Six environmental groups protest water release plan
Tuesday, Oct. 31, 2000 | 12:01 p.m.
A Bureau of Reclamation plan to release water stored in Lake Mead for use in California, Arizona and Nevada has raised the ire of six environmental groups.
The bureau proposes that the Colorado River be declared in a surplus condition next year, despite below normal river flow and lake levels for this year.
Such a declaration would allow the bureau to release water through Hoover Dam, regardless of actual river conditions, for use in the three states in the river's lower basin.
The environmental groups contend that below-normal water levels easily could remain below average next year.

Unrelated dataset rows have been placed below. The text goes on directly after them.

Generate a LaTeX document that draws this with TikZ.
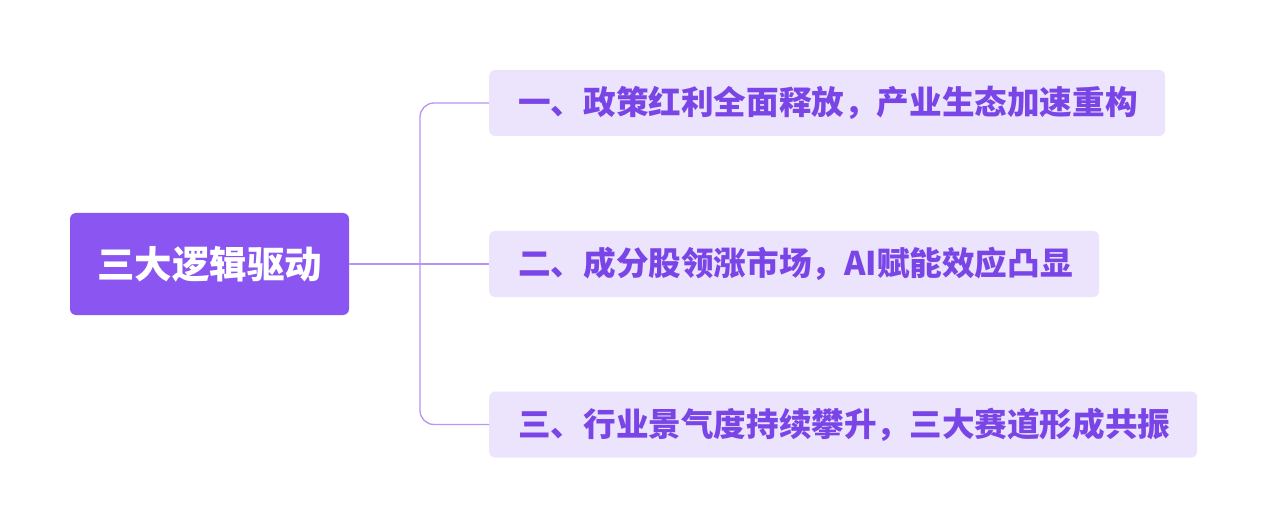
\documentclass[tikz,border=0pt]{standalone}
\usepackage{fontspec}
\newfontfamily\cjk{Noto Sans CJK SC}
\definecolor{rootc}{HTML}{8A55F0}
\definecolor{leafc}{HTML}{ECE3FC}
\definecolor{txtc}{HTML}{7A45E6}
\definecolor{linec}{HTML}{B894F5}
\begin{document}
\begin{tikzpicture}[x=1pt,y=-1pt,
  rootbox/.style={fill=rootc,rounded corners=6pt,text=white,font=\cjk\bfseries\fontsize{37.5}{40}\selectfont,minimum width=279pt,minimum height=102pt,inner sep=0pt},
  leafbox/.style={fill=leafc,rounded corners=6pt,text=txtc,font=\cjk\bfseries\fontsize{32.6}{35}\selectfont,minimum height=66pt,inner xsep=29pt,inner ysep=0pt,anchor=west,align=left},
  conn/.style={draw=linec,line width=1.3pt,rounded corners=14pt}]
\useasboundingbox (0,0) rectangle (1268,529);
\node[rootbox] (r) at (209.5,264) {三大逻辑驱动};
\node[leafbox,text width=618pt] (a) at (489,103) {一、政策红利全面释放，产业生态加速重构};
\node[leafbox,text width=552pt] (b) at (489,264) {二、成分股领涨市场，AI赋能效应凸显};
\node[leafbox,text width=650pt] (c) at (489,424.5) {三、行业景气度持续攀升，三大赛道形成共振};
\coordinate (j) at (420,264);
\draw[conn] (r.east) -- (b.west);
\draw[conn] (a.west) -| (j) |- (c.west);
\end{tikzpicture}
\end{document}
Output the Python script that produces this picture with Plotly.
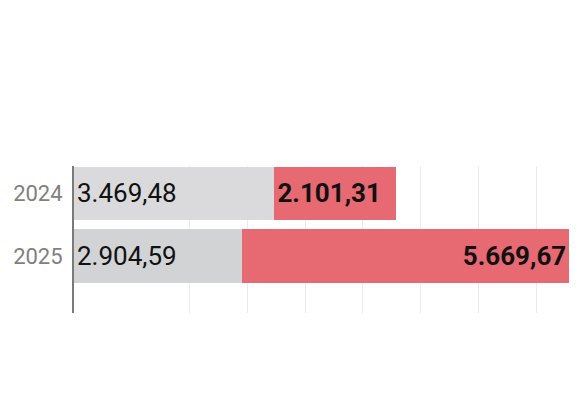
import plotly.graph_objects as go

years = ["2024", "2025"]
grey_values = [3469.48, 2904.59]
red_values = [2101.31, 5669.67]
grey_labels = ["3.469,48", "2.904,59"]
red_labels = ["2.101,31", "5.669,67"]
grid_ticks = [2000, 3000, 4000, 5000, 6000, 7000, 8000]

grey_colors = ["#dadadc", "#d2d3d5"]
red_color = "#e76971"

fig = go.Figure()
fig.add_trace(go.Bar(
    y=years, x=grey_values, orientation="h",
    marker=dict(color=grey_colors, line=dict(width=0)),
    text=grey_labels, textposition="inside", insidetextanchor="start",
    textfont=dict(family="Roboto", size=26, color="#111111"),
    width=0.856, hoverinfo="skip", showlegend=False,
))
anchors = ["start", "end"]
for i in range(len(years)):
    fig.add_trace(go.Bar(
        y=[years[i]], x=[red_values[i]], orientation="h",
        marker=dict(color=red_color, line=dict(width=0)),
        text=["<b>" + red_labels[i] + "</b>"], textposition="inside",
        insidetextanchor=anchors[i],
        textfont=dict(family="Roboto", size=26, color="#111111"),
        width=0.856, hoverinfo="skip", showlegend=False,
    ))

# page body has an 8px margin, so the figure is offset by 8px
fig.update_layout(
    barmode="stack",
    width=572, height=400,
    margin=dict(l=66, r=0, t=158, b=95),
    paper_bgcolor="white", plot_bgcolor="white",
    xaxis=dict(range=[0, 8760], tickvals=grid_ticks, showticklabels=False,
               showgrid=True, gridcolor="#ebebeb", gridwidth=1,
               zeroline=False, showline=False, fixedrange=True,
               automargin=False),
    yaxis=dict(type="category", categoryorder="array", categoryarray=years,
               range=[1.915, -0.437], showgrid=False, zeroline=False,
               showline=True, linecolor="#7a7a7a", linewidth=2,
               ticks="outside", ticklen=5, tickcolor="rgba(0,0,0,0)",
               tickfont=dict(family="Roboto", size=22, color="#7f7f7f"),
               fixedrange=True, automargin=False),
    uniformtext=dict(mode=False),
)
fig.write_html("out.html")
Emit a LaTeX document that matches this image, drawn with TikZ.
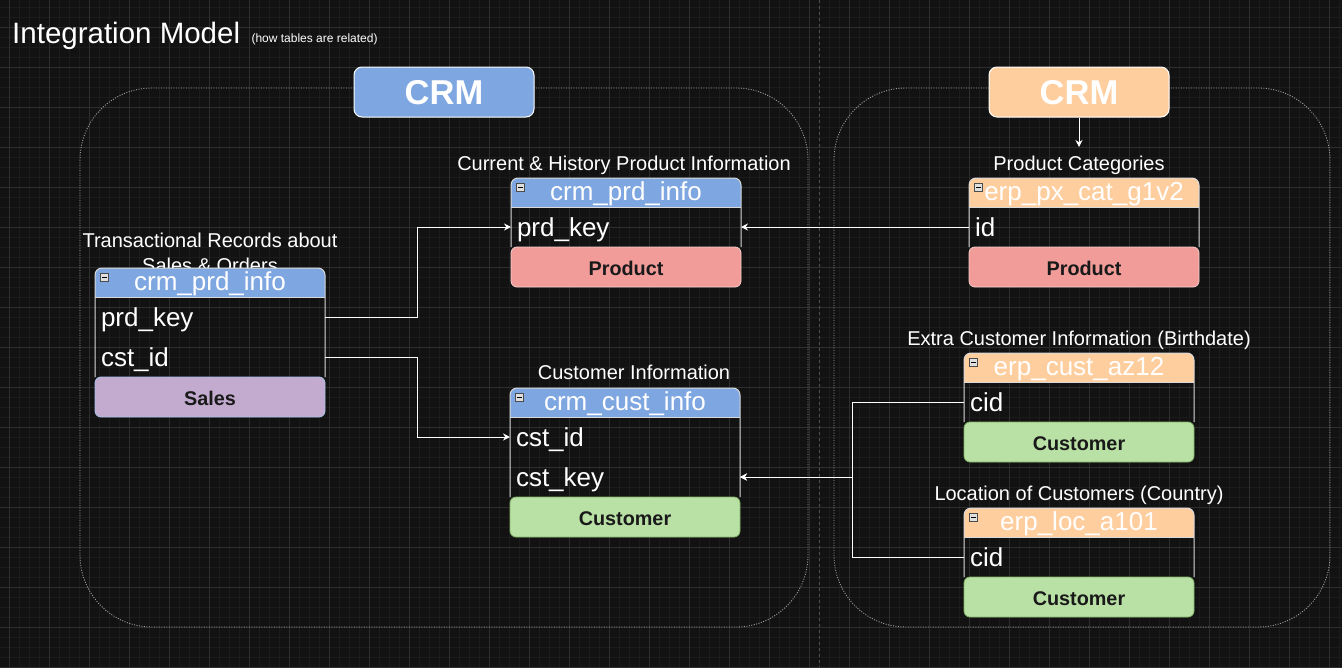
\documentclass[tikz,border=0pt]{standalone}
\usepackage{fontspec}
\setmainfont{Liberation Sans}
\usetikzlibrary{arrows.meta, backgrounds}
\definecolor{canvas}{RGB}{18,18,18}
\definecolor{gridminor}{RGB}{27,27,27}
\definecolor{gridmajor}{RGB}{46,46,46}
\definecolor{pagebreak}{RGB}{80,80,80}
\definecolor{crmblue}{RGB}{126,166,224}
\definecolor{erporange}{RGB}{255,206,159}
\definecolor{prodred}{RGB}{241,156,153}
\definecolor{prodline}{RGB}{248,206,204}
\definecolor{custgreen}{RGB}{185,224,165}
\definecolor{custline}{RGB}{130,179,102}
\definecolor{salespurple}{RGB}{195,171,208}
\definecolor{salesline}{RGB}{169,196,235}

\begin{document}
\begin{tikzpicture}[x=1pt, y=-1pt,
  >={Stealth[length=7pt, width=7pt]},
  link/.style={draw=white, line width=1pt},
  head/.style={fill=crmblue, rounded corners=7pt, minimum width=230pt, minimum height=29pt, inner sep=0pt, outer sep=0pt, text=white, font=\fontsize{26}{30}\selectfont, text height=19pt, text depth=4pt},
  row/.style={text width=218pt, inner xsep=6pt, inner ysep=0pt, outer sep=0pt, minimum height=40pt, align=left, text=white, font=\fontsize{26}{30}\selectfont, text height=18pt, text depth=0pt},
  foot/.style={rounded corners=6pt, minimum width=230pt, minimum height=40pt, inner sep=0pt, outer sep=0pt, line width=0.8pt, text=black!90, font=\bfseries\fontsize{19.8}{24}\selectfont, text height=16pt, text depth=0pt},
  caption/.style={anchor=base, inner sep=0pt, text=white, font=\fontsize{20}{25}\selectfont},
  bodyline/.style={draw=white!85!black, line width=1pt},
  group/.style={draw=gray!75, line width=0.9pt, dash pattern=on 1pt off 1.5pt, rounded corners=72pt},
  crmbox/.style={draw=white, line width=1pt, rounded corners=8pt, minimum width=180pt, minimum height=50pt, inner sep=0pt, text=white, font=\bfseries\fontsize{34.5}{40}\selectfont, text height=25pt, text depth=0pt},
  minusbox/.style={anchor=north west, draw=gray!60!black, fill=gray!25, minimum size=8pt, inner sep=0pt, line width=0.6pt}]

  % Dark canvas with grid - drawn first
  \useasboundingbox (0,0) rectangle (1342,667);
  \begin{scope}[on background layer]
    \fill[canvas] (0,0) rectangle (1342,667);
    \foreach \gx in {9,19,...,1339} \draw[gridminor, line width=0.8pt] (\gx,0) -- (\gx,667);
    \foreach \gy in {7,17,...,667} \draw[gridminor, line width=0.8pt] (0,\gy) -- (1342,\gy);
    \foreach \gx in {9,49,...,1329} \draw[gridmajor, line width=0.9pt] (\gx,0) -- (\gx,667);
    \foreach \gy in {27,67,...,667} \draw[gridmajor, line width=0.9pt] (0,\gy) -- (1342,\gy);
  \end{scope}
  \draw[pagebreak, line width=0.8pt, dash pattern=on 3pt off 3pt] (819.5,0) -- (819.5,667);

  % Title
  \node[anchor=base west, inner sep=0pt, text=white, font=\fontsize{29.5}{34}\selectfont] (title) at (12,43) {Integration Model};
  \node[anchor=base west, inner sep=0pt, text=white, font=\fontsize{12}{14}\selectfont] (subtitle) at ([xshift=11pt, yshift=1pt]title.base east) {(how tables are related)};

  % Groups
  \draw[group] (80,88) rectangle (808,627);
  \draw[group] (834,88) rectangle (1330,627);
  \node[crmbox, fill=crmblue] (crmleft) at (444,92) {CRM};
  \node[crmbox, fill=erporange] (crmright) at (1079,92) {CRM};

  % Table captions
  \node[caption, align=center, anchor=center] (saleslabel) at (210,252.5) {Transactional Records about\\Sales \& Orders};
  \node[caption] (prdlabel) at (624,170) {Current \& History Product Information};
  \node[caption] (custlabel) at (634,379) {Customer Information};
  \node[caption] (catlabel) at (1079,170) {Product Categories};
  \node[caption] (azlabel) at (1079,345) {Extra Customer Information (Birthdate)};
  \node[caption] (loclabel) at (1079,500) {Location of Customers (Country)};

  % Sales table
  \node[head] (lprdhead) at (210,282.5) {crm\_prd\_info};
  \node[row] (lprdkey) at (210,317) {prd\_key};
  \node[row] (lcstid) at (210,357) {cst\_id};
  \draw[bodyline, rounded corners=7pt] (lcstid.south west) |- (lprdhead.north) -| (lcstid.south east);
  \draw[bodyline] (lprdhead.south west) -- (lprdhead.south east);
  \node[foot, fill=salespurple, draw=salesline] (lsales) at (210,397) {Sales};

  % Product table
  \node[head] (prdhead) at (626,192.5) {crm\_prd\_info};
  \node[row] (prdkey) at (626,227) {prd\_key};
  \draw[bodyline, rounded corners=7pt] (prdkey.south west) |- (prdhead.north) -| (prdkey.south east);
  \draw[bodyline] (prdhead.south west) -- (prdhead.south east);
  \node[foot, fill=prodred, draw=prodline] (prdprod) at (626,267) {Product};

  % Customer table
  \node[head] (custhead) at (625,402.5) {crm\_cust\_info};
  \node[row] (custid) at (625,437) {cst\_id};
  \node[row] (custkey) at (625,477) {cst\_key};
  \draw[bodyline, rounded corners=7pt] (custkey.south west) |- (custhead.north) -| (custkey.south east);
  \draw[bodyline] (custhead.south west) -- (custhead.south east);
  \node[foot, fill=custgreen, draw=custline] (custcust) at (625,517) {Customer};

  % Category table
  \node[head, fill=erporange] (cathead) at (1084,192.5) {erp\_px\_cat\_g1v2};
  \node[row] (catid) at (1084,227) {id};
  \draw[bodyline, rounded corners=7pt] (catid.south west) |- (cathead.north) -| (catid.south east);
  \draw[bodyline] (cathead.south west) -- (cathead.south east);
  \node[foot, fill=prodred, draw=prodline] (catprod) at (1084,267) {Product};

  % Birthdate table
  \node[head, fill=erporange] (azhead) at (1079,367.5) {erp\_cust\_az12};
  \node[row] (azcid) at (1079,402) {cid};
  \draw[bodyline, rounded corners=7pt] (azcid.south west) |- (azhead.north) -| (azcid.south east);
  \draw[bodyline] (azhead.south west) -- (azhead.south east);
  \node[foot, fill=custgreen, draw=custline] (azcust) at (1079,442) {Customer};

  % Country table
  \node[head, fill=erporange] (lochead) at (1079,522.5) {erp\_loc\_a101};
  \node[row] (loccid) at (1079,557) {cid};
  \draw[bodyline, rounded corners=7pt] (loccid.south west) |- (lochead.north) -| (loccid.south east);
  \draw[bodyline] (lochead.south west) -- (lochead.south east);
  \node[foot, fill=custgreen, draw=custline] (loccust) at (1079,597) {Customer};

  % Square off header bottoms, behind the headers
  \begin{scope}[on background layer]
    \foreach \h/\c in {lprdhead/crmblue,prdhead/crmblue,custhead/crmblue,cathead/erporange,azhead/erporange,lochead/erporange}
      \fill[color=\c] ([yshift=10pt]\h.south west) rectangle (\h.south east);
  \end{scope}

  % Collapse icons
  \foreach \h in {lprdhead,prdhead,custhead,cathead,azhead,lochead}
    \node[minusbox] (\h icon) at ([xshift=5pt, yshift=-5pt]\h.north west) {\rule{4.5pt}{1.1pt}};

  % Arrows
  \coordinate (cattip) at (1079,147);
  \draw[link, ->] (crmright.south) -- (cattip);
  \draw[link, ->] (catid.west) -- (prdkey.east);
  \draw[link, ->] (lprdkey.east) -- ++(92,0) |- (prdkey.west);
  \draw[link, ->] (lcstid.east) -- ++(92,0) |- (custid.west);
  \draw[link, ->] (azcid.west) -- ++(-112,0) |- (custkey.east);
  \draw[link, ->] (loccid.west) -- ++(-112,0) |- (custkey.east);
\end{tikzpicture}
\end{document}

In an Oct. 27 letter to the bureau, the Center for Biological Diversity, Defenders of Wildlife, Environmental Defense, the Pacific Institute for Studies in Development, Environment and Security, the Sierra Club and Southwest Rivers argue that declaring a surplus where none exists would give the demands created by farms and cities a higher priority than the environment.
In years when Lake Mead is full, excess water can flow to Mexico's Colorado River Delta, an ailing wetlands in need of extra water.
The interstate compact governing the operation of the dams on the river gives the interior secretary nearly absolute discretion to declare a surplus even in years of drought.
Interior Secretary Bruce Babbitt, who oversees the Bureau of Reclamation, is reviewing administrative rules that would formalize the declaration of surpluses for 15 years. The move would create an interim grace period for California to use surplus water as it reduces its historic overuse of the river.
The environmental groups long have been concerned with the health of the delta, a vast wetlands in Mexico where the Colorado River empties into the Gulf of California.
Diversion of water to farms and cities upstream have destroyed 95 percent of the wetlands and imperiled the Vaquita porpoise, the Totoaba fish and the Southwestern willow flycatcher, an endangered bird, the groups said.